Stated problem. Quote only the lines from the top of the listing below down to and including the line with "const STEP_HOURS = 800 / 132;".

Available data.
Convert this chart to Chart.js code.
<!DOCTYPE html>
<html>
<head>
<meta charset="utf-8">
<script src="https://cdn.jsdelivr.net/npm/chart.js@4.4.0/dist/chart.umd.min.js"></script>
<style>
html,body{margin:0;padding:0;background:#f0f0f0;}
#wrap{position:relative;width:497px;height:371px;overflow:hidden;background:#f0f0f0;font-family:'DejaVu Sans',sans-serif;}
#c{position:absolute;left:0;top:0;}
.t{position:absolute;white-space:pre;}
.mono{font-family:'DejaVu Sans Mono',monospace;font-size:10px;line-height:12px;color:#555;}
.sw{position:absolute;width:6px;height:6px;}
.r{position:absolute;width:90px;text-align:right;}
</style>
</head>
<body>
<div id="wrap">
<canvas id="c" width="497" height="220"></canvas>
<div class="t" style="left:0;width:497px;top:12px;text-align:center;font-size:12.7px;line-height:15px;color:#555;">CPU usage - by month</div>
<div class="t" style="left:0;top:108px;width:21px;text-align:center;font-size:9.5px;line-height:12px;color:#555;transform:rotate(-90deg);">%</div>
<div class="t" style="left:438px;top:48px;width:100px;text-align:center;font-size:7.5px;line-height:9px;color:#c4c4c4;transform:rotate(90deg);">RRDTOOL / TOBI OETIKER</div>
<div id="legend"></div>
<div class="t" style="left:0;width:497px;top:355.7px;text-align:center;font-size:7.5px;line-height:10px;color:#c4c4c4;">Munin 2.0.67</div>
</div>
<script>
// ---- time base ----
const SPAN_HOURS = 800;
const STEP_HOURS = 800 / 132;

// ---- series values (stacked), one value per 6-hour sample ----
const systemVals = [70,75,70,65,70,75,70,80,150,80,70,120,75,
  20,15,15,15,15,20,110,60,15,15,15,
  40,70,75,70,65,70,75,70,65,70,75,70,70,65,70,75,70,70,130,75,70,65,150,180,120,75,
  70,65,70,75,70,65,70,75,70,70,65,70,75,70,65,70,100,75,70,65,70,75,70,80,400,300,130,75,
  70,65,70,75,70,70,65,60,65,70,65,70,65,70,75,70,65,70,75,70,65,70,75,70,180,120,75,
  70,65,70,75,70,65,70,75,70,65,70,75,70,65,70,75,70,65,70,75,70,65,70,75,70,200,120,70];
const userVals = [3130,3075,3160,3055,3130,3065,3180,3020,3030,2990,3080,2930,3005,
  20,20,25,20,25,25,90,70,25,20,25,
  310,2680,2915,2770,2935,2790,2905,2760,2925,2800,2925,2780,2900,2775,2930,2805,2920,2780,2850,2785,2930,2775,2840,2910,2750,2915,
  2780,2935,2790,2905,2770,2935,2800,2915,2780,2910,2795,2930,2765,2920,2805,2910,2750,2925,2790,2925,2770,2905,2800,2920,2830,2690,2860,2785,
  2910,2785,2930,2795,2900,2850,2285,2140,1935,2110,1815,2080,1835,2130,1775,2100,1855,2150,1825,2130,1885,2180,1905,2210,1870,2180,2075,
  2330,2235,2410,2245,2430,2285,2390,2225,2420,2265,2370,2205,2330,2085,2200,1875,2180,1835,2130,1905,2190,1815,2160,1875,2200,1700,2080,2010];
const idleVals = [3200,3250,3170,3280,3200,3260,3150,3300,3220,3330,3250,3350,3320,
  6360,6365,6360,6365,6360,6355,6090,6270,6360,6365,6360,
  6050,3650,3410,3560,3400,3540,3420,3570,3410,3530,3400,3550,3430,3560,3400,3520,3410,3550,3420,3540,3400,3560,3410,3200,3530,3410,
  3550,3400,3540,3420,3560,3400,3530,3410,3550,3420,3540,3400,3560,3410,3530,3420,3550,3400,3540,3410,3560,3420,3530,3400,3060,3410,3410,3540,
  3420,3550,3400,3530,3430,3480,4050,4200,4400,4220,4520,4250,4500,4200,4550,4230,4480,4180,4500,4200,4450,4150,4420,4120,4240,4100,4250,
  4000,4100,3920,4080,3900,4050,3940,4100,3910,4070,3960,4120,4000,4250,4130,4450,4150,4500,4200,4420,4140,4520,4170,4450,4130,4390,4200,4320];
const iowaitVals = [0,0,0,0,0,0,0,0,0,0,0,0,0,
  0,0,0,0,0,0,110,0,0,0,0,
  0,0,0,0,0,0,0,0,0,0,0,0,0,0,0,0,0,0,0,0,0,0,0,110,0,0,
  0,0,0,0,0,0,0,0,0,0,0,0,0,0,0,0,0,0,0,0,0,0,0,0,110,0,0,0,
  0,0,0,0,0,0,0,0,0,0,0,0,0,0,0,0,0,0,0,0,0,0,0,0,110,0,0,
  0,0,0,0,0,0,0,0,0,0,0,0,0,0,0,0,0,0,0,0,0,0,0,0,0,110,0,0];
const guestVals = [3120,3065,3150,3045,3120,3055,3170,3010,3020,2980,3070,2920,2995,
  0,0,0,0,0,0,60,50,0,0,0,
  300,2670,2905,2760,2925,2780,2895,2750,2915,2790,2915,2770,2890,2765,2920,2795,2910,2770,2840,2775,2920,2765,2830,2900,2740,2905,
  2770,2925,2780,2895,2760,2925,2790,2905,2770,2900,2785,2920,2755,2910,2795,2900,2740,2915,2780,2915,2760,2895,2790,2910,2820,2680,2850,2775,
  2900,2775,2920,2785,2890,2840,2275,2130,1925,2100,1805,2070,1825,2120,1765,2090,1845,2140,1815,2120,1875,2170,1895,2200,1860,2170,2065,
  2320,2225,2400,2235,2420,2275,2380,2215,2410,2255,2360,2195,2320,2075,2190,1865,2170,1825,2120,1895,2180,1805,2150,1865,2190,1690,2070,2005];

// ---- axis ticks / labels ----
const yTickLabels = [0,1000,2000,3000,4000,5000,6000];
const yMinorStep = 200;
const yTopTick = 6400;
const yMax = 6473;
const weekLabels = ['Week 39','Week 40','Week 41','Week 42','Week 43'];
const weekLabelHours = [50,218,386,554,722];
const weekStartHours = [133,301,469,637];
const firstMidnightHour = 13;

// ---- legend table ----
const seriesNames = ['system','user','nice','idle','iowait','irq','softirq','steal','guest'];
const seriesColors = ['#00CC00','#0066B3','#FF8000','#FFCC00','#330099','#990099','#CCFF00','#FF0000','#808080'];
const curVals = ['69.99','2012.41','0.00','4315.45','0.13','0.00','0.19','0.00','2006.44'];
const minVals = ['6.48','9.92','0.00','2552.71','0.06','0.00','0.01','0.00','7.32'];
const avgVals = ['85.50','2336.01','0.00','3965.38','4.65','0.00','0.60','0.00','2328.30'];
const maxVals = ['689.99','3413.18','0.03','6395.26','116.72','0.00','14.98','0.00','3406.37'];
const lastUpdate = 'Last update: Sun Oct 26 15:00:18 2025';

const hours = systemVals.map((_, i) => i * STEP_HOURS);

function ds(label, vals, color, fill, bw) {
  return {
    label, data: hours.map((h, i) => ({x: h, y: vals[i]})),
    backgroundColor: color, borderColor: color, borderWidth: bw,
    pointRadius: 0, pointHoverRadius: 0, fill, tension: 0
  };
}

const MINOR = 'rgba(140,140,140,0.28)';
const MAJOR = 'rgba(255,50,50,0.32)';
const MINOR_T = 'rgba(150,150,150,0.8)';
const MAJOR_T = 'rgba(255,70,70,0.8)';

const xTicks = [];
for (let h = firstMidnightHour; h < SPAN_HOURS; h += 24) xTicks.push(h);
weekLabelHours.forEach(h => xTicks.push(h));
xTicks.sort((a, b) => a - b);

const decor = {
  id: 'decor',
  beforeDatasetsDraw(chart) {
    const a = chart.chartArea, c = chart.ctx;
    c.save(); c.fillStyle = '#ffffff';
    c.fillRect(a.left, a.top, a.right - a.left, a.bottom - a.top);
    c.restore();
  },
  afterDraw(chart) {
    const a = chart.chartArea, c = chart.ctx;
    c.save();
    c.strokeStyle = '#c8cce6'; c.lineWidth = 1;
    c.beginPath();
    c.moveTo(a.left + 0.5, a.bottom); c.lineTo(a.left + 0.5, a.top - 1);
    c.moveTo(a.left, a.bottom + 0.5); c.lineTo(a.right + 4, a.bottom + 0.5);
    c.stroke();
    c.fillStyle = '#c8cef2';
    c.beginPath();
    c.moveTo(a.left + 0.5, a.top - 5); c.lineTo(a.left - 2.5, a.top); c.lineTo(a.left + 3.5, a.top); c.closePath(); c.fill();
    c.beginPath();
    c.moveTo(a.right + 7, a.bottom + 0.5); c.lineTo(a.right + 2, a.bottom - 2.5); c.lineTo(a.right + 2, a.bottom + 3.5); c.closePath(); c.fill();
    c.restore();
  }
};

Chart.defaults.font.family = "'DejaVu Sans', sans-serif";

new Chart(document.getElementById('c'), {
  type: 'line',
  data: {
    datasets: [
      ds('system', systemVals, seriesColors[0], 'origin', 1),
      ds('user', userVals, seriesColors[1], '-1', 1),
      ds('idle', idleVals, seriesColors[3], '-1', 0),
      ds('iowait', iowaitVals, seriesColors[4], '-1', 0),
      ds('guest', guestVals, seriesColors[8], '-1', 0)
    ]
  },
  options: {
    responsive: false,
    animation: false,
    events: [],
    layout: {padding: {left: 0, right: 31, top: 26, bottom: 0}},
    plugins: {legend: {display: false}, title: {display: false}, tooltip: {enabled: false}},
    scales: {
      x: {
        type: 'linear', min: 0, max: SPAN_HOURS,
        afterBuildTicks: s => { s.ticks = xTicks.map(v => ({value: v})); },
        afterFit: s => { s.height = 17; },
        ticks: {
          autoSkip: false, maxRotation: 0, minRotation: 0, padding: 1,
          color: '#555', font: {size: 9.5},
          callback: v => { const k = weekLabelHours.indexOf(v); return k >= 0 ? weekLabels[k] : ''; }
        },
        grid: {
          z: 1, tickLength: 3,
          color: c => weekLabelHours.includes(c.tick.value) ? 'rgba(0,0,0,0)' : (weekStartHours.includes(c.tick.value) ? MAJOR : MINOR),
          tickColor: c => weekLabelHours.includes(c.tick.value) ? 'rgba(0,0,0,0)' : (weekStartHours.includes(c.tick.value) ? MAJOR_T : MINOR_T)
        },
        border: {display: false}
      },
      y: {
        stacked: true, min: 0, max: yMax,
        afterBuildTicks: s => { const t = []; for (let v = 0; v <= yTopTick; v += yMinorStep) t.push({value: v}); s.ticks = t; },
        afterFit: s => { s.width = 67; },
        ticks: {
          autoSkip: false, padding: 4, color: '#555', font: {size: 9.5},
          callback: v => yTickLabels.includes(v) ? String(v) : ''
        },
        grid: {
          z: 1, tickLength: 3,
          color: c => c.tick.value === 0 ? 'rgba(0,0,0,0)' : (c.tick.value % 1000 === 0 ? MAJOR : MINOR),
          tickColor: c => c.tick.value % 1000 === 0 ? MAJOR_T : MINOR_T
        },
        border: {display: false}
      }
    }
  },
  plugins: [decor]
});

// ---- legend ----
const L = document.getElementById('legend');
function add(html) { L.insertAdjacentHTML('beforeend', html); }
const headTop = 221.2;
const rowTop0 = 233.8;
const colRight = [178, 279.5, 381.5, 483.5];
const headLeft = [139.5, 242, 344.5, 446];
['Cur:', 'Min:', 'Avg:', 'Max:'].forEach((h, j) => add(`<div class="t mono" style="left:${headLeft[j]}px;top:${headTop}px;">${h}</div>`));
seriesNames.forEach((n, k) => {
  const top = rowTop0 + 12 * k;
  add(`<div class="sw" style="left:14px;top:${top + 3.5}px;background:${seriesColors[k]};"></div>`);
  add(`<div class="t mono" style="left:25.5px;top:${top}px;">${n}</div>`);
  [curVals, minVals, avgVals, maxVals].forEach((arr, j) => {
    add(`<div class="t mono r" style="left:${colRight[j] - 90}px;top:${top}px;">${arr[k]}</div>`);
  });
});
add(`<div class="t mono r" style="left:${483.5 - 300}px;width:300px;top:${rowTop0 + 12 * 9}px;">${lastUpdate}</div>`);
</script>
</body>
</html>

Task answer.
Convert this chart to Chart.js code.
<!DOCTYPE html>
<html>
<head>
<meta charset="utf-8">
<script src="https://cdn.jsdelivr.net/npm/chart.js@4.4.0/dist/chart.umd.min.js"></script>
<style>
html,body{margin:0;padding:0;background:#f0f0f0;}
#wrap{position:relative;width:497px;height:371px;overflow:hidden;background:#f0f0f0;font-family:'DejaVu Sans',sans-serif;}
#c{position:absolute;left:0;top:0;}
.t{position:absolute;white-space:pre;}
.mono{font-family:'DejaVu Sans Mono',monospace;font-size:10px;line-height:12px;color:#555;}
.sw{position:absolute;width:6px;height:6px;}
.r{position:absolute;width:90px;text-align:right;}
</style>
</head>
<body>
<div id="wrap">
<canvas id="c" width="497" height="220"></canvas>
<div class="t" style="left:0;width:497px;top:12px;text-align:center;font-size:12.7px;line-height:15px;color:#555;">CPU usage - by month</div>
<div class="t" style="left:0;top:108px;width:21px;text-align:center;font-size:9.5px;line-height:12px;color:#555;transform:rotate(-90deg);">%</div>
<div class="t" style="left:438px;top:48px;width:100px;text-align:center;font-size:7.5px;line-height:9px;color:#c4c4c4;transform:rotate(90deg);">RRDTOOL / TOBI OETIKER</div>
<div id="legend"></div>
<div class="t" style="left:0;width:497px;top:355.7px;text-align:center;font-size:7.5px;line-height:10px;color:#c4c4c4;">Munin 2.0.67</div>
</div>
<script>
// ---- time base ----
const SPAN_HOURS = 800;
const STEP_HOURS = 800 / 132;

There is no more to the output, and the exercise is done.